Which Qt XML parser are you?

Do you like getting the whole story all at once? Or are you more the kind of person that wants to hear things bit by bit, and think about each piece as it comes, and respond a little at a time?

That’s essentially the question to ask when choosing an XML parser to use in Qt. There’s the QDomDocument, which parses your XML document into a fully-navigable document object model (DOM) in memory that you can query, traverse, and change. And then there’s the QXmlStreamReader parser, which reads from a stream and lets you make incremental queries for entities and attributes as you go along. Finally, there’s also the QXmlSimpleReader parser, a simple SAX-like parser that can read the whole document in one shebang or incrementally and calls callbacks on objects you register when the parser encounters entities and attributes.

Which should you use in your project?

There’s a tradeoff between the simplicity of your code and the amount of memory you’re willing to sacrifice at run-time.
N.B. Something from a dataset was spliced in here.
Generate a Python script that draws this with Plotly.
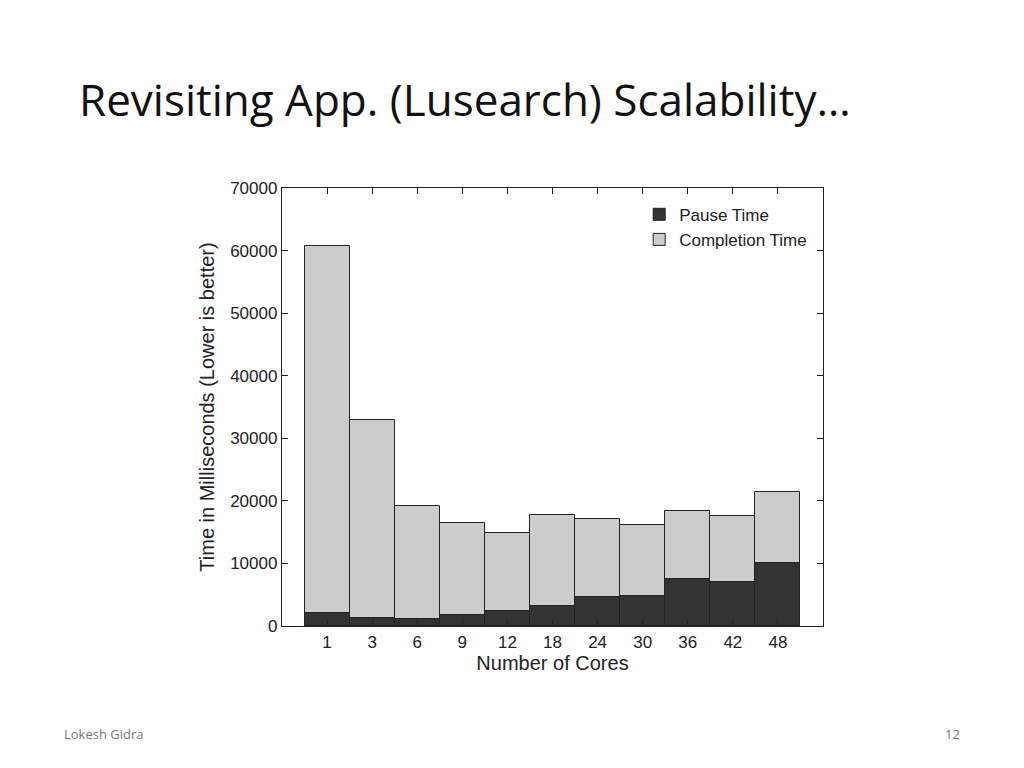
import plotly.graph_objects as go

cores = ["1", "3", "6", "9", "12", "18", "24", "30", "36", "42", "48"]
completion = [60700, 32900, 19200, 16500, 14900, 17700, 17100, 16100, 18400, 17600, 21400]
pause = [2000, 1300, 1100, 1750, 2400, 3200, 4600, 4800, 7500, 7000, 10000]

xs = list(range(len(cores)))
fig = go.Figure()
fig.add_bar(x=xs, y=completion, name="Completion Time", marker=dict(color="#cccccc", line=dict(color="#222", width=1)))
fig.add_bar(x=xs, y=pause, name="Pause Time", marker=dict(color="#333333", line=dict(color="#222", width=1)))

ax = dict(showline=True, linecolor="#222", linewidth=1.3, mirror="ticks", ticks="inside", ticklen=6,
          tickcolor="#222", showgrid=False, zeroline=False)
fig.update_layout(
    width=1024, height=768, paper_bgcolor="white", plot_bgcolor="white",
    barmode="overlay", bargap=0,
    margin=dict(l=274, r=209, t=180, b=150),
    font=dict(family="Liberation Sans", size=17, color="#222"),
    xaxis=dict(**ax, tickmode="array", tickvals=xs, ticktext=cores, range=[-1, 11],
               title=dict(text="Number of Cores", standoff=0)),
    yaxis=dict(**ax, range=[0, 70000], dtick=10000, tickformat="d",
               title=dict(text="Time in Milliseconds (Lower is better)", standoff=10)),
    legend=dict(x=0.98, y=0.98, xanchor="right", yanchor="top", traceorder="reversed",
                bgcolor="rgba(0,0,0,0)", font=dict(size=17)),
    showlegend=True,
    annotations=[
        dict(text="Revisiting App. (Lusearch) Scalability…", xref="paper", yref="paper",
             x=-0.379, y=1.203, xanchor="left", yanchor="middle", showarrow=False,
             font=dict(family="Open Sans", size=44, color="#111")),
        dict(text="Lokesh Gidra", xref="paper", yref="paper", x=-0.407, y=-0.247,
             xanchor="left", yanchor="middle", showarrow=False, font=dict(family="Open Sans", size=13, color="#777")),
        dict(text="12", xref="paper", yref="paper", x=1.257, y=-0.247,
             xanchor="right", yanchor="middle", showarrow=False, font=dict(family="Open Sans", size=13, color="#777")),
    ],
)
fig.write_html("out.html")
DOM-based parsing as provided by QDomDocument is awesome, but comes at a cost—the parser has to churn over the entire document as it creates the DOM, and essentially mirrors the document in RAM in with its DOM. The streaming parser is great for larger documents, but requires that you build more structure into your parser, using that structure to mirror the internal hierarchy in your XML document.

For years, I’ve been an avid proponent of using stream-based parsers—readers of Dan’s and my book will remember us exhorting you to use stream-based parsers for mobile, because you can read the data as it comes over the stream and build your document representation in core as efficiently as possible. In a past life, I actually wrote a streaming XML parser for Qualcomm BREW, again adhering to the doctrine that you should hold as little in memory as possible, and process what comes in over the air (or off the wire) as quickly as possible, rather than buffering and processing. If you’re parsing a very large document, or if you’re working on very small devices (think legacy Symbian or Maemo), streaming is definitely the way to go.

While I still think for the large majority of applications that’s probably still the best approach, I had the opportunity recently to use a DOM parser in a commercial setting on a project, and wow, was it easy! In my case, I was parsing small documents—typically well under fifty kb—walking the DOM quickly and reducing their structure to a compact in-memory representation and discarding the DOM. I could have done the same thing with a streaming parser, but here the time it took me to write the code was of the essence; we wanted to get something up and running as quickly as possible. And this was a fast way to do it.

Someday, I’d like to write a benchmark app that uses all three methods to parse a longish (say, 250 kb) document and report on both performance and heap usage. It would also be interesting to see download-and-parse times for the three approaches over a benchmark network like 3G cellular, because depending on the application and document size, network performance becomes a factor, too. Until I can point at hard numbers, though, I’d advise you to consider both the DOM and streaming approach, and choose the approach that best balances network throughput, memory usage, and the amount of time and effort it takes you to get your project off the ground.